Exercise aim - Can you print the data exactly and leave out each image?

##### Supplied records

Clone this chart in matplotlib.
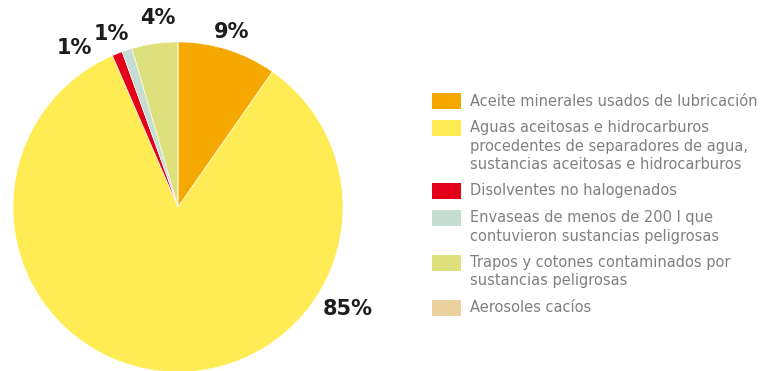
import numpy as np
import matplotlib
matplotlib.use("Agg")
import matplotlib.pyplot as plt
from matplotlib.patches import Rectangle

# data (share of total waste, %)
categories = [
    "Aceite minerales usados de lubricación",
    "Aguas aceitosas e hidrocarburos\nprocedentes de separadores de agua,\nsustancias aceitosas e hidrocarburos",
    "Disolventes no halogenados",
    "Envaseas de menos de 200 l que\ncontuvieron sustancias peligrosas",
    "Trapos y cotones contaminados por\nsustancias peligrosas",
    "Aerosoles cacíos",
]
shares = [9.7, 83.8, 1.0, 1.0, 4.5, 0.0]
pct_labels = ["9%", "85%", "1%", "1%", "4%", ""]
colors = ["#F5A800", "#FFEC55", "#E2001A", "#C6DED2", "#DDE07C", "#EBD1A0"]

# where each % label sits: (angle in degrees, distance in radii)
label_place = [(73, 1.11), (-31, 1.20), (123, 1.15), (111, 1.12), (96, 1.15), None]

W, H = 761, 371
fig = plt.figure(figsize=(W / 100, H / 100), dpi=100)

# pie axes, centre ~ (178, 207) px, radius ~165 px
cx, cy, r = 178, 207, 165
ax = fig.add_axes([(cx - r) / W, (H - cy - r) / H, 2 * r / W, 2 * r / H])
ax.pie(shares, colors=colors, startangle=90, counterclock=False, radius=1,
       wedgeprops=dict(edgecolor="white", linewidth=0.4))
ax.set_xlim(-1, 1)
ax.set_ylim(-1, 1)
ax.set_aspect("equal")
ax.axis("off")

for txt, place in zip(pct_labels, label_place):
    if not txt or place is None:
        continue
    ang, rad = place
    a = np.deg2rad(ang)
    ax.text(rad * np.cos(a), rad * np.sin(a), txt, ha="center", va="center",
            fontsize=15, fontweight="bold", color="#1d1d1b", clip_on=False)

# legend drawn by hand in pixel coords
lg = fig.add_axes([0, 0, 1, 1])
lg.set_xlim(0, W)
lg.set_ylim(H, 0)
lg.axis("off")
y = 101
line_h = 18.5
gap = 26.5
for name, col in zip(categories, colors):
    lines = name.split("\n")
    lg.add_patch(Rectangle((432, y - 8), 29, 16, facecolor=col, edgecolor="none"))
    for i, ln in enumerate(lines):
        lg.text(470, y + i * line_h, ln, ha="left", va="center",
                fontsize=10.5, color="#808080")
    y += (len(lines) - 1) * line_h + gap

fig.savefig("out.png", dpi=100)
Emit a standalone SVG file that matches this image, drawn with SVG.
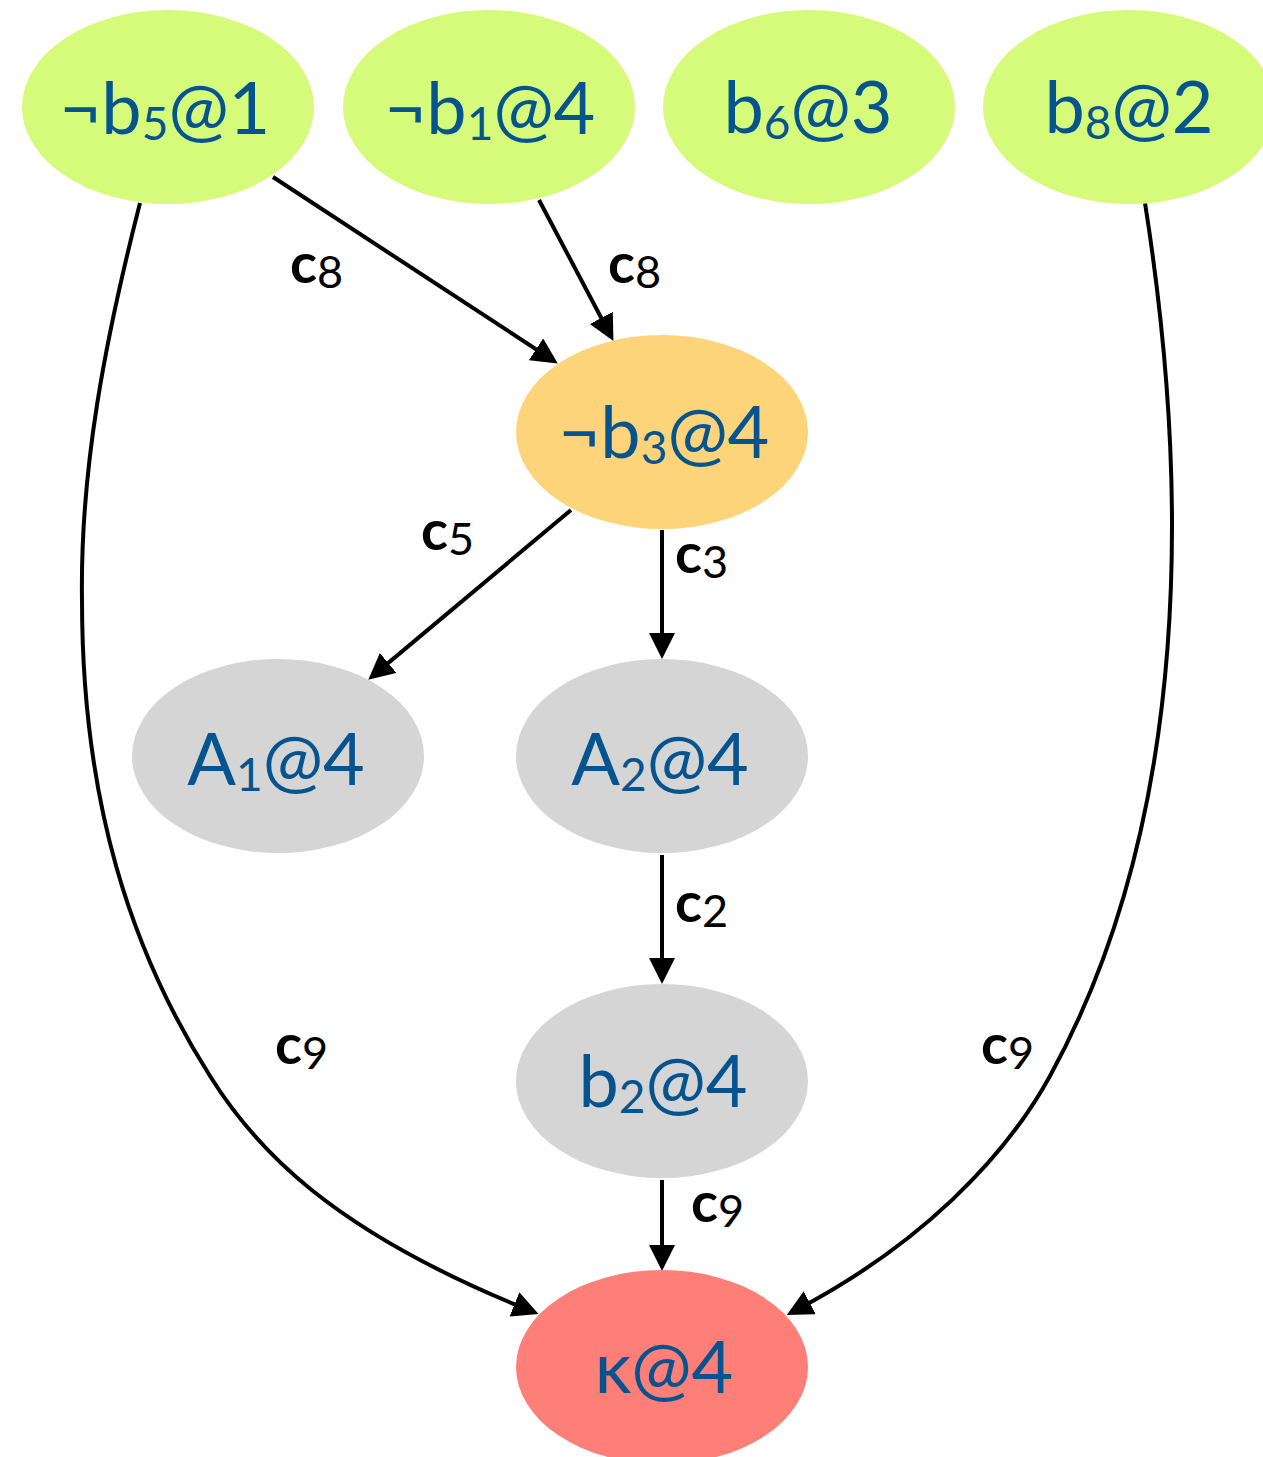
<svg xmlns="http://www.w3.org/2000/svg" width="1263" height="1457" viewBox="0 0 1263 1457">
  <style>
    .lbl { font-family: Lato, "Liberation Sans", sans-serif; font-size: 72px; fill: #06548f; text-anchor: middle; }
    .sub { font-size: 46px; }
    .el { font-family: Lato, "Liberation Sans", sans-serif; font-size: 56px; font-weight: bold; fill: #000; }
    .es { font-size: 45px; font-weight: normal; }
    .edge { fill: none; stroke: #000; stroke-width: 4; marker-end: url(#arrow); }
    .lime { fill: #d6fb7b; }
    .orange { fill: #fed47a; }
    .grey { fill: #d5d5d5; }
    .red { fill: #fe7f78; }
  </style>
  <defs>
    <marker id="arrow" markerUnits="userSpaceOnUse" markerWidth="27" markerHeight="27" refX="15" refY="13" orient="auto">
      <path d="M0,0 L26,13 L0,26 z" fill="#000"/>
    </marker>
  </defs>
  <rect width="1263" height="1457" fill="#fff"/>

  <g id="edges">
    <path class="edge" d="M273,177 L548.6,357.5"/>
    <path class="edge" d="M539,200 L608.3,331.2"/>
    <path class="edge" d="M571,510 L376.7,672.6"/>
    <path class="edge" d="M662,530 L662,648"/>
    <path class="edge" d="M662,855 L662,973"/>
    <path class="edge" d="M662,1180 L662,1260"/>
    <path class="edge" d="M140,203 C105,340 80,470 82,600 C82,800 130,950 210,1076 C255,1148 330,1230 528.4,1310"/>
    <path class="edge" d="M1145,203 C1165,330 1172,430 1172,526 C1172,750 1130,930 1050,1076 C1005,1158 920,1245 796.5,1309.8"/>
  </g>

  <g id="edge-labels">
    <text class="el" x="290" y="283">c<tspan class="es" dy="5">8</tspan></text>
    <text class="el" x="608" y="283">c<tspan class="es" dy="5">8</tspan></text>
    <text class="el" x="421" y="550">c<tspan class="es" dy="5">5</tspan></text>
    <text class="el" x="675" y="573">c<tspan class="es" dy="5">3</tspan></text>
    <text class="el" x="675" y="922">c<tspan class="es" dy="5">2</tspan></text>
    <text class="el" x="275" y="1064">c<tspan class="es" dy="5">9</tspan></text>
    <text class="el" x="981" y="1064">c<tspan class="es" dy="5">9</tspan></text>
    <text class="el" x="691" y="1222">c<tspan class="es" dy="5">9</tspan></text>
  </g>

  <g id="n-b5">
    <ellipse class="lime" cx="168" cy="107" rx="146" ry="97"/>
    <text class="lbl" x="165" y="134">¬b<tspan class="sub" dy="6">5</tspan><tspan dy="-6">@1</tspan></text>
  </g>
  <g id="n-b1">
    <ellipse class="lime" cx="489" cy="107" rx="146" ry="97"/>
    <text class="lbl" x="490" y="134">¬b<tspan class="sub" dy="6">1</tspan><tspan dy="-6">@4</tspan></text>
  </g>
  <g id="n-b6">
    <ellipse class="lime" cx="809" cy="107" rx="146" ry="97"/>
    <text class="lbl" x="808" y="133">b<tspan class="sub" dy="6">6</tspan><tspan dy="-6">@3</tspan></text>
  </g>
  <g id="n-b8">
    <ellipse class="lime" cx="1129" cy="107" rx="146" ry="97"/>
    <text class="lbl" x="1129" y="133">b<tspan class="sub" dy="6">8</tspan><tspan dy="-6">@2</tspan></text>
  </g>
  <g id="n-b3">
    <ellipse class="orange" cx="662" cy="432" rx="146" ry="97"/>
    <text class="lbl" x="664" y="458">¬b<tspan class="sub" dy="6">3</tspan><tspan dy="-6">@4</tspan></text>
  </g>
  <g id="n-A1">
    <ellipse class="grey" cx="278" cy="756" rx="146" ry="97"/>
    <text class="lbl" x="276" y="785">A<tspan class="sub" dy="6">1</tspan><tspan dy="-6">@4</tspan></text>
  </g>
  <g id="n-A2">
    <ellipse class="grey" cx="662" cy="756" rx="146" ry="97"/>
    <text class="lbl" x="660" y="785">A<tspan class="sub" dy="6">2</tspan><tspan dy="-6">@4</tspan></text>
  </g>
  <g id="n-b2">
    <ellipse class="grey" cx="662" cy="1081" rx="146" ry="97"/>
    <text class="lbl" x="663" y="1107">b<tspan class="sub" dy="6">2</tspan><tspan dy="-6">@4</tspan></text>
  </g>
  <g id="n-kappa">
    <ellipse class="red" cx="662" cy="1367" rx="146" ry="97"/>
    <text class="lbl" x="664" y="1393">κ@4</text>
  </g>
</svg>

##########

Response below -
Clone this chart in matplotlib.
import numpy as np
import matplotlib
matplotlib.use("Agg")
import matplotlib.pyplot as plt
from matplotlib.patches import Rectangle

# data (share of total waste, %)
categories = [
    "Aceite minerales usados de lubricación",
    "Aguas aceitosas e hidrocarburos\nprocedentes de separadores de agua,\nsustancias aceitosas e hidrocarburos",
    "Disolventes no halogenados",
    "Envaseas de menos de 200 l que\ncontuvieron sustancias peligrosas",
    "Trapos y cotones contaminados por\nsustancias peligrosas",
    "Aerosoles cacíos",
]
shares = [9.7, 83.8, 1.0, 1.0, 4.5, 0.0]
pct_labels = ["9%", "85%", "1%", "1%", "4%", ""]
colors = ["#F5A800", "#FFEC55", "#E2001A", "#C6DED2", "#DDE07C", "#EBD1A0"]

# where each % label sits: (angle in degrees, distance in radii)
label_place = [(73, 1.11), (-31, 1.20), (123, 1.15), (111, 1.12), (96, 1.15), None]

W, H = 761, 371
fig = plt.figure(figsize=(W / 100, H / 100), dpi=100)

# pie axes, centre ~ (178, 207) px, radius ~165 px
cx, cy, r = 178, 207, 165
ax = fig.add_axes([(cx - r) / W, (H - cy - r) / H, 2 * r / W, 2 * r / H])
ax.pie(shares, colors=colors, startangle=90, counterclock=False, radius=1,
       wedgeprops=dict(edgecolor="white", linewidth=0.4))
ax.set_xlim(-1, 1)
ax.set_ylim(-1, 1)
ax.set_aspect("equal")
ax.axis("off")

for txt, place in zip(pct_labels, label_place):
    if not txt or place is None:
        continue
    ang, rad = place
    a = np.deg2rad(ang)
    ax.text(rad * np.cos(a), rad * np.sin(a), txt, ha="center", va="center",
            fontsize=15, fontweight="bold", color="#1d1d1b", clip_on=False)

# legend drawn by hand in pixel coords
lg = fig.add_axes([0, 0, 1, 1])
lg.set_xlim(0, W)
lg.set_ylim(H, 0)
lg.axis("off")
y = 101
line_h = 18.5
gap = 26.5
for name, col in zip(categories, colors):
    lines = name.split("\n")
    lg.add_patch(Rectangle((432, y - 8), 29, 16, facecolor=col, edgecolor="none"))
    for i, ln in enumerate(lines):
        lg.text(470, y + i * line_h, ln, ha="left", va="center",
                fontsize=10.5, color="#808080")
    y += (len(lines) - 1) * line_h + gap

fig.savefig("out.png", dpi=100)
Emit a standalone SVG file that matches this image, drawn with SVG.
<svg xmlns="http://www.w3.org/2000/svg" width="1263" height="1457" viewBox="0 0 1263 1457">
  <style>
    .lbl { font-family: Lato, "Liberation Sans", sans-serif; font-size: 72px; fill: #06548f; text-anchor: middle; }
    .sub { font-size: 46px; }
    .el { font-family: Lato, "Liberation Sans", sans-serif; font-size: 56px; font-weight: bold; fill: #000; }
    .es { font-size: 45px; font-weight: normal; }
    .edge { fill: none; stroke: #000; stroke-width: 4; marker-end: url(#arrow); }
    .lime { fill: #d6fb7b; }
    .orange { fill: #fed47a; }
    .grey { fill: #d5d5d5; }
    .red { fill: #fe7f78; }
  </style>
  <defs>
    <marker id="arrow" markerUnits="userSpaceOnUse" markerWidth="27" markerHeight="27" refX="15" refY="13" orient="auto">
      <path d="M0,0 L26,13 L0,26 z" fill="#000"/>
    </marker>
  </defs>
  <rect width="1263" height="1457" fill="#fff"/>

  <g id="edges">
    <path class="edge" d="M273,177 L548.6,357.5"/>
    <path class="edge" d="M539,200 L608.3,331.2"/>
    <path class="edge" d="M571,510 L376.7,672.6"/>
    <path class="edge" d="M662,530 L662,648"/>
    <path class="edge" d="M662,855 L662,973"/>
    <path class="edge" d="M662,1180 L662,1260"/>
    <path class="edge" d="M140,203 C105,340 80,470 82,600 C82,800 130,950 210,1076 C255,1148 330,1230 528.4,1310"/>
    <path class="edge" d="M1145,203 C1165,330 1172,430 1172,526 C1172,750 1130,930 1050,1076 C1005,1158 920,1245 796.5,1309.8"/>
  </g>

  <g id="edge-labels">
    <text class="el" x="290" y="283">c<tspan class="es" dy="5">8</tspan></text>
    <text class="el" x="608" y="283">c<tspan class="es" dy="5">8</tspan></text>
    <text class="el" x="421" y="550">c<tspan class="es" dy="5">5</tspan></text>
    <text class="el" x="675" y="573">c<tspan class="es" dy="5">3</tspan></text>
    <text class="el" x="675" y="922">c<tspan class="es" dy="5">2</tspan></text>
    <text class="el" x="275" y="1064">c<tspan class="es" dy="5">9</tspan></text>
    <text class="el" x="981" y="1064">c<tspan class="es" dy="5">9</tspan></text>
    <text class="el" x="691" y="1222">c<tspan class="es" dy="5">9</tspan></text>
  </g>

  <g id="n-b5">
    <ellipse class="lime" cx="168" cy="107" rx="146" ry="97"/>
    <text class="lbl" x="165" y="134">¬b<tspan class="sub" dy="6">5</tspan><tspan dy="-6">@1</tspan></text>
  </g>
  <g id="n-b1">
    <ellipse class="lime" cx="489" cy="107" rx="146" ry="97"/>
    <text class="lbl" x="490" y="134">¬b<tspan class="sub" dy="6">1</tspan><tspan dy="-6">@4</tspan></text>
  </g>
  <g id="n-b6">
    <ellipse class="lime" cx="809" cy="107" rx="146" ry="97"/>
    <text class="lbl" x="808" y="133">b<tspan class="sub" dy="6">6</tspan><tspan dy="-6">@3</tspan></text>
  </g>
  <g id="n-b8">
    <ellipse class="lime" cx="1129" cy="107" rx="146" ry="97"/>
    <text class="lbl" x="1129" y="133">b<tspan class="sub" dy="6">8</tspan><tspan dy="-6">@2</tspan></text>
  </g>
  <g id="n-b3">
    <ellipse class="orange" cx="662" cy="432" rx="146" ry="97"/>
    <text class="lbl" x="664" y="458">¬b<tspan class="sub" dy="6">3</tspan><tspan dy="-6">@4</tspan></text>
  </g>
  <g id="n-A1">
    <ellipse class="grey" cx="278" cy="756" rx="146" ry="97"/>
    <text class="lbl" x="276" y="785">A<tspan class="sub" dy="6">1</tspan><tspan dy="-6">@4</tspan></text>
  </g>
  <g id="n-A2">
    <ellipse class="grey" cx="662" cy="756" rx="146" ry="97"/>
    <text class="lbl" x="660" y="785">A<tspan class="sub" dy="6">2</tspan><tspan dy="-6">@4</tspan></text>
  </g>
  <g id="n-b2">
    <ellipse class="grey" cx="662" cy="1081" rx="146" ry="97"/>
    <text class="lbl" x="663" y="1107">b<tspan class="sub" dy="6">2</tspan><tspan dy="-6">@4</tspan></text>
  </g>
  <g id="n-kappa">
    <ellipse class="red" cx="662" cy="1367" rx="146" ry="97"/>
    <text class="lbl" x="664" y="1393">κ@4</text>
  </g>
</svg>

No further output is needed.